#### EXERCISE INSTRUCTIONS:
Leave out the pictures and transcribe everything else exactly.

#### DATA SHOWN:
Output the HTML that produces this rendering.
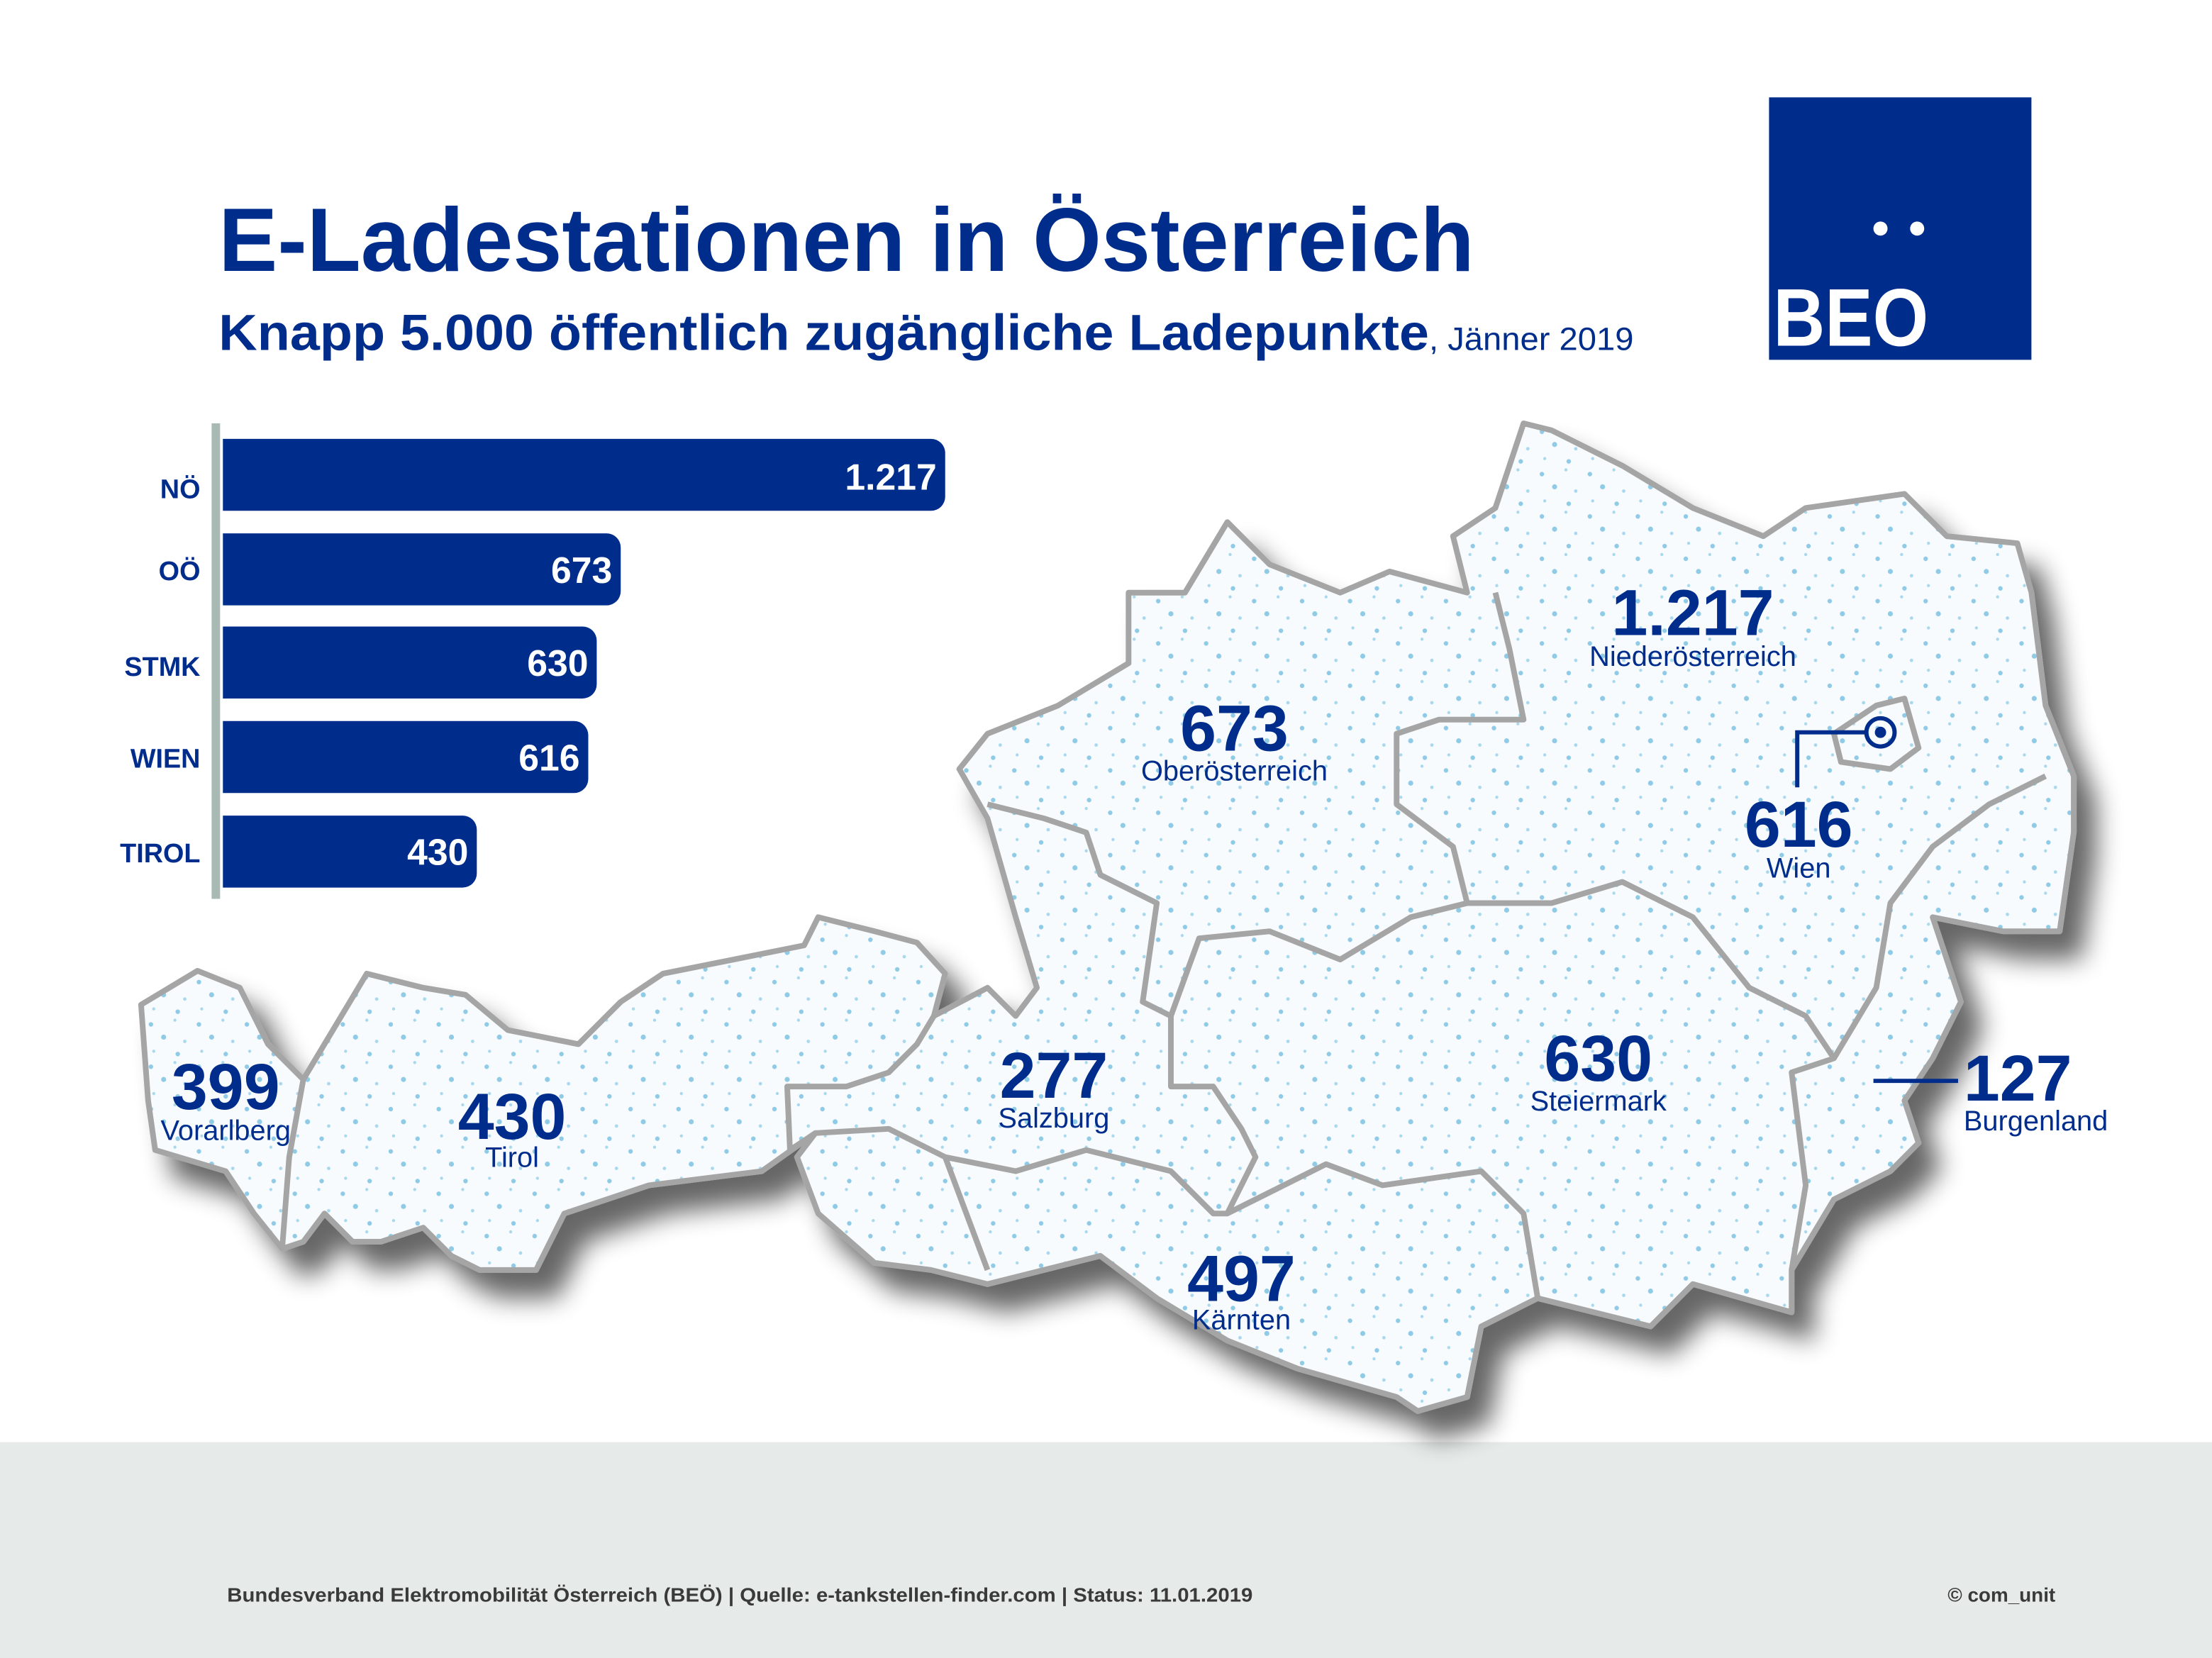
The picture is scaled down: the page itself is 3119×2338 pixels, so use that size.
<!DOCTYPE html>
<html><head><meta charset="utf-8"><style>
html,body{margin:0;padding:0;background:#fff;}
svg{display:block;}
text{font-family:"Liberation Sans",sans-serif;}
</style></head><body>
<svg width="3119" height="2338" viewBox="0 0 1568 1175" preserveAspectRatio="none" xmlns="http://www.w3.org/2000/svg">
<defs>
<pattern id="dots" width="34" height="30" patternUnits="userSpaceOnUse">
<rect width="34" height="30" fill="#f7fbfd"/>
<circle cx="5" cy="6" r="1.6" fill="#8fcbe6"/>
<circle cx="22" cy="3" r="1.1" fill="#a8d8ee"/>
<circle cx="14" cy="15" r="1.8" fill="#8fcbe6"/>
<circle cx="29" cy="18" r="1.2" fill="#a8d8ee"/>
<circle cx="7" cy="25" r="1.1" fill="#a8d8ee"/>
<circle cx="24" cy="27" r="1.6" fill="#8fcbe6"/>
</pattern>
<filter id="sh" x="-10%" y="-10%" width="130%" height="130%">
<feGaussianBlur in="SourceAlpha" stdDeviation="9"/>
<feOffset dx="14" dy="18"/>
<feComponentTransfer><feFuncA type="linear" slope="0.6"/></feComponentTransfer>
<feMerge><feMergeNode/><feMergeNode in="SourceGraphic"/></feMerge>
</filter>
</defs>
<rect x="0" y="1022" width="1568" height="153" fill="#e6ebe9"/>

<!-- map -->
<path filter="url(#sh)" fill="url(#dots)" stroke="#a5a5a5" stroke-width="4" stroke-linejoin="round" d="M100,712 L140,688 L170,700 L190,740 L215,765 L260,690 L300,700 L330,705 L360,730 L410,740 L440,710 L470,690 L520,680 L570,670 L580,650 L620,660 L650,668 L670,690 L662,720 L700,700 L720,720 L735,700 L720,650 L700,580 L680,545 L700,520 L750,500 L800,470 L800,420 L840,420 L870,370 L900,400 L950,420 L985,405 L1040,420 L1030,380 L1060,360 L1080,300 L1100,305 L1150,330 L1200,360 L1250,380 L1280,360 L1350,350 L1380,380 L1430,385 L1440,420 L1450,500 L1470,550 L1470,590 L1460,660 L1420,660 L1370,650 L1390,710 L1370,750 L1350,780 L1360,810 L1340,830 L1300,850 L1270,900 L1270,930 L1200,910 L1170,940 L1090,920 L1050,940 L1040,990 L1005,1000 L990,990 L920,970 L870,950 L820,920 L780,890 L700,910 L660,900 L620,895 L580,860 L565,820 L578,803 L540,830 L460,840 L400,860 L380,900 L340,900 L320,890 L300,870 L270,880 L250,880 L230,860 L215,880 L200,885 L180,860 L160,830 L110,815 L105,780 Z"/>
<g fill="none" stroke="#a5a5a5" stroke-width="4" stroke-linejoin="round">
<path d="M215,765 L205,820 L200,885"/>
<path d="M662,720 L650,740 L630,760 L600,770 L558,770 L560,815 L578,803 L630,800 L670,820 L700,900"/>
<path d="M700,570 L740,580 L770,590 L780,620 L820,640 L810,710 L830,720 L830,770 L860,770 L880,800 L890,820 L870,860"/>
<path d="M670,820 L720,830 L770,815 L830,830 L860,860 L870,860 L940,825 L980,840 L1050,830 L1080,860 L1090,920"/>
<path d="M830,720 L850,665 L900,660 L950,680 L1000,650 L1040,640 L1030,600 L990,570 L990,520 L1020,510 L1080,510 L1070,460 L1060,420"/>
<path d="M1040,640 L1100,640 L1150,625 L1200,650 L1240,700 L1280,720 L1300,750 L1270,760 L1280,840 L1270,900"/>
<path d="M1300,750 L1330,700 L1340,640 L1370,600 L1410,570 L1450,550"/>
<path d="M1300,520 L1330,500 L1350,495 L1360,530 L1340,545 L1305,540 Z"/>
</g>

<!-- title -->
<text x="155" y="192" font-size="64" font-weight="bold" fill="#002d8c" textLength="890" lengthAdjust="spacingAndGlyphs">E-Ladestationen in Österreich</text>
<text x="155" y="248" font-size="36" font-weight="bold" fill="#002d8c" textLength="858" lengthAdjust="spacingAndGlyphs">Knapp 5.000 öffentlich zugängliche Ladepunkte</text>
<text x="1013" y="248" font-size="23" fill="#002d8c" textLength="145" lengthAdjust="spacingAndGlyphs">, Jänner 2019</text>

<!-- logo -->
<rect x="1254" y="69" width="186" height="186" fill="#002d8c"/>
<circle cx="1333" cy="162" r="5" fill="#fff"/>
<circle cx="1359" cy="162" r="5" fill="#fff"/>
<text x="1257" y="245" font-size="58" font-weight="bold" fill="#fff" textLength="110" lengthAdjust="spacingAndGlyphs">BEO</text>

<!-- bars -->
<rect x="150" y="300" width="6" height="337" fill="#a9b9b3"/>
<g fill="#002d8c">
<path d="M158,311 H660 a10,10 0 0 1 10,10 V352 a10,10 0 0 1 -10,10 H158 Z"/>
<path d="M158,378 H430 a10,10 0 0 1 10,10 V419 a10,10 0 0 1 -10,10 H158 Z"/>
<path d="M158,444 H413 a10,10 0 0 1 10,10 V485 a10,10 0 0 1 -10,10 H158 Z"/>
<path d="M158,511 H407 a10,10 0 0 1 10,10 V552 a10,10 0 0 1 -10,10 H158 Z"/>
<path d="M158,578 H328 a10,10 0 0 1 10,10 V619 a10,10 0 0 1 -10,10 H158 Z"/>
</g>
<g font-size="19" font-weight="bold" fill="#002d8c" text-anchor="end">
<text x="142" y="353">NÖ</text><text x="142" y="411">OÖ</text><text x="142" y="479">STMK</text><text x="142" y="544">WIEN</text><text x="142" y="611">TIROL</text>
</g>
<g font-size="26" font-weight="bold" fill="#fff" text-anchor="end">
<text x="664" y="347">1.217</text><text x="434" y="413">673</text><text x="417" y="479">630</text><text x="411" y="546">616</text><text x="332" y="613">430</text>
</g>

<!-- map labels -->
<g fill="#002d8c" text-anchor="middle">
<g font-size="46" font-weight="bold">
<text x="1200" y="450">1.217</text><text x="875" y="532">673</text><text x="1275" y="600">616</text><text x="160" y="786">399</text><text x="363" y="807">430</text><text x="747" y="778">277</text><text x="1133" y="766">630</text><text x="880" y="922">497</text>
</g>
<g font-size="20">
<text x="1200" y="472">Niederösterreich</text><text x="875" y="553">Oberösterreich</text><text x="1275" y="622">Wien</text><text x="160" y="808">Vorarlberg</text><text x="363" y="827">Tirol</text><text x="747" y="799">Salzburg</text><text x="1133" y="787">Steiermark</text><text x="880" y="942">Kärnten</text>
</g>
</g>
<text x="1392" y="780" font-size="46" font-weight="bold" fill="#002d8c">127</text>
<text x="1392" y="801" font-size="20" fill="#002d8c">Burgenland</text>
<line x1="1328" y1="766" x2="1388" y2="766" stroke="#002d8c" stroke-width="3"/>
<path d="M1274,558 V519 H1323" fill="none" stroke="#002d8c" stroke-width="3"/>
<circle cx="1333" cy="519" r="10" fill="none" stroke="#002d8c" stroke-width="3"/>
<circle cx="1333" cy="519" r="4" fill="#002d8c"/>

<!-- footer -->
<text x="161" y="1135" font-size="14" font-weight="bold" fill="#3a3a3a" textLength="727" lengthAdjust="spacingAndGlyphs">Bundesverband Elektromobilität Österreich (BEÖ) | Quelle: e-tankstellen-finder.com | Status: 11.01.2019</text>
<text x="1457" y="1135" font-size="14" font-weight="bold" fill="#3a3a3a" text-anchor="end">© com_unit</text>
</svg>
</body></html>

#### REPLY:
Output the HTML that produces this rendering.
The picture is scaled down: the page itself is 3119×2338 pixels, so use that size.
<!DOCTYPE html>
<html><head><meta charset="utf-8"><style>
html,body{margin:0;padding:0;background:#fff;}
svg{display:block;}
text{font-family:"Liberation Sans",sans-serif;}
</style></head><body>
<svg width="3119" height="2338" viewBox="0 0 1568 1175" preserveAspectRatio="none" xmlns="http://www.w3.org/2000/svg">
<defs>
<pattern id="dots" width="34" height="30" patternUnits="userSpaceOnUse">
<rect width="34" height="30" fill="#f7fbfd"/>
<circle cx="5" cy="6" r="1.6" fill="#8fcbe6"/>
<circle cx="22" cy="3" r="1.1" fill="#a8d8ee"/>
<circle cx="14" cy="15" r="1.8" fill="#8fcbe6"/>
<circle cx="29" cy="18" r="1.2" fill="#a8d8ee"/>
<circle cx="7" cy="25" r="1.1" fill="#a8d8ee"/>
<circle cx="24" cy="27" r="1.6" fill="#8fcbe6"/>
</pattern>
<filter id="sh" x="-10%" y="-10%" width="130%" height="130%">
<feGaussianBlur in="SourceAlpha" stdDeviation="9"/>
<feOffset dx="14" dy="18"/>
<feComponentTransfer><feFuncA type="linear" slope="0.6"/></feComponentTransfer>
<feMerge><feMergeNode/><feMergeNode in="SourceGraphic"/></feMerge>
</filter>
</defs>
<rect x="0" y="1022" width="1568" height="153" fill="#e6ebe9"/>

<!-- map -->
<path filter="url(#sh)" fill="url(#dots)" stroke="#a5a5a5" stroke-width="4" stroke-linejoin="round" d="M100,712 L140,688 L170,700 L190,740 L215,765 L260,690 L300,700 L330,705 L360,730 L410,740 L440,710 L470,690 L520,680 L570,670 L580,650 L620,660 L650,668 L670,690 L662,720 L700,700 L720,720 L735,700 L720,650 L700,580 L680,545 L700,520 L750,500 L800,470 L800,420 L840,420 L870,370 L900,400 L950,420 L985,405 L1040,420 L1030,380 L1060,360 L1080,300 L1100,305 L1150,330 L1200,360 L1250,380 L1280,360 L1350,350 L1380,380 L1430,385 L1440,420 L1450,500 L1470,550 L1470,590 L1460,660 L1420,660 L1370,650 L1390,710 L1370,750 L1350,780 L1360,810 L1340,830 L1300,850 L1270,900 L1270,930 L1200,910 L1170,940 L1090,920 L1050,940 L1040,990 L1005,1000 L990,990 L920,970 L870,950 L820,920 L780,890 L700,910 L660,900 L620,895 L580,860 L565,820 L578,803 L540,830 L460,840 L400,860 L380,900 L340,900 L320,890 L300,870 L270,880 L250,880 L230,860 L215,880 L200,885 L180,860 L160,830 L110,815 L105,780 Z"/>
<g fill="none" stroke="#a5a5a5" stroke-width="4" stroke-linejoin="round">
<path d="M215,765 L205,820 L200,885"/>
<path d="M662,720 L650,740 L630,760 L600,770 L558,770 L560,815 L578,803 L630,800 L670,820 L700,900"/>
<path d="M700,570 L740,580 L770,590 L780,620 L820,640 L810,710 L830,720 L830,770 L860,770 L880,800 L890,820 L870,860"/>
<path d="M670,820 L720,830 L770,815 L830,830 L860,860 L870,860 L940,825 L980,840 L1050,830 L1080,860 L1090,920"/>
<path d="M830,720 L850,665 L900,660 L950,680 L1000,650 L1040,640 L1030,600 L990,570 L990,520 L1020,510 L1080,510 L1070,460 L1060,420"/>
<path d="M1040,640 L1100,640 L1150,625 L1200,650 L1240,700 L1280,720 L1300,750 L1270,760 L1280,840 L1270,900"/>
<path d="M1300,750 L1330,700 L1340,640 L1370,600 L1410,570 L1450,550"/>
<path d="M1300,520 L1330,500 L1350,495 L1360,530 L1340,545 L1305,540 Z"/>
</g>

<!-- title -->
<text x="155" y="192" font-size="64" font-weight="bold" fill="#002d8c" textLength="890" lengthAdjust="spacingAndGlyphs">E-Ladestationen in Österreich</text>
<text x="155" y="248" font-size="36" font-weight="bold" fill="#002d8c" textLength="858" lengthAdjust="spacingAndGlyphs">Knapp 5.000 öffentlich zugängliche Ladepunkte</text>
<text x="1013" y="248" font-size="23" fill="#002d8c" textLength="145" lengthAdjust="spacingAndGlyphs">, Jänner 2019</text>

<!-- logo -->
<rect x="1254" y="69" width="186" height="186" fill="#002d8c"/>
<circle cx="1333" cy="162" r="5" fill="#fff"/>
<circle cx="1359" cy="162" r="5" fill="#fff"/>
<text x="1257" y="245" font-size="58" font-weight="bold" fill="#fff" textLength="110" lengthAdjust="spacingAndGlyphs">BEO</text>

<!-- bars -->
<rect x="150" y="300" width="6" height="337" fill="#a9b9b3"/>
<g fill="#002d8c">
<path d="M158,311 H660 a10,10 0 0 1 10,10 V352 a10,10 0 0 1 -10,10 H158 Z"/>
<path d="M158,378 H430 a10,10 0 0 1 10,10 V419 a10,10 0 0 1 -10,10 H158 Z"/>
<path d="M158,444 H413 a10,10 0 0 1 10,10 V485 a10,10 0 0 1 -10,10 H158 Z"/>
<path d="M158,511 H407 a10,10 0 0 1 10,10 V552 a10,10 0 0 1 -10,10 H158 Z"/>
<path d="M158,578 H328 a10,10 0 0 1 10,10 V619 a10,10 0 0 1 -10,10 H158 Z"/>
</g>
<g font-size="19" font-weight="bold" fill="#002d8c" text-anchor="end">
<text x="142" y="353">NÖ</text><text x="142" y="411">OÖ</text><text x="142" y="479">STMK</text><text x="142" y="544">WIEN</text><text x="142" y="611">TIROL</text>
</g>
<g font-size="26" font-weight="bold" fill="#fff" text-anchor="end">
<text x="664" y="347">1.217</text><text x="434" y="413">673</text><text x="417" y="479">630</text><text x="411" y="546">616</text><text x="332" y="613">430</text>
</g>

<!-- map labels -->
<g fill="#002d8c" text-anchor="middle">
<g font-size="46" font-weight="bold">
<text x="1200" y="450">1.217</text><text x="875" y="532">673</text><text x="1275" y="600">616</text><text x="160" y="786">399</text><text x="363" y="807">430</text><text x="747" y="778">277</text><text x="1133" y="766">630</text><text x="880" y="922">497</text>
</g>
<g font-size="20">
<text x="1200" y="472">Niederösterreich</text><text x="875" y="553">Oberösterreich</text><text x="1275" y="622">Wien</text><text x="160" y="808">Vorarlberg</text><text x="363" y="827">Tirol</text><text x="747" y="799">Salzburg</text><text x="1133" y="787">Steiermark</text><text x="880" y="942">Kärnten</text>
</g>
</g>
<text x="1392" y="780" font-size="46" font-weight="bold" fill="#002d8c">127</text>
<text x="1392" y="801" font-size="20" fill="#002d8c">Burgenland</text>
<line x1="1328" y1="766" x2="1388" y2="766" stroke="#002d8c" stroke-width="3"/>
<path d="M1274,558 V519 H1323" fill="none" stroke="#002d8c" stroke-width="3"/>
<circle cx="1333" cy="519" r="10" fill="none" stroke="#002d8c" stroke-width="3"/>
<circle cx="1333" cy="519" r="4" fill="#002d8c"/>

<!-- footer -->
<text x="161" y="1135" font-size="14" font-weight="bold" fill="#3a3a3a" textLength="727" lengthAdjust="spacingAndGlyphs">Bundesverband Elektromobilität Österreich (BEÖ) | Quelle: e-tankstellen-finder.com | Status: 11.01.2019</text>
<text x="1457" y="1135" font-size="14" font-weight="bold" fill="#3a3a3a" text-anchor="end">© com_unit</text>
</svg>
</body></html>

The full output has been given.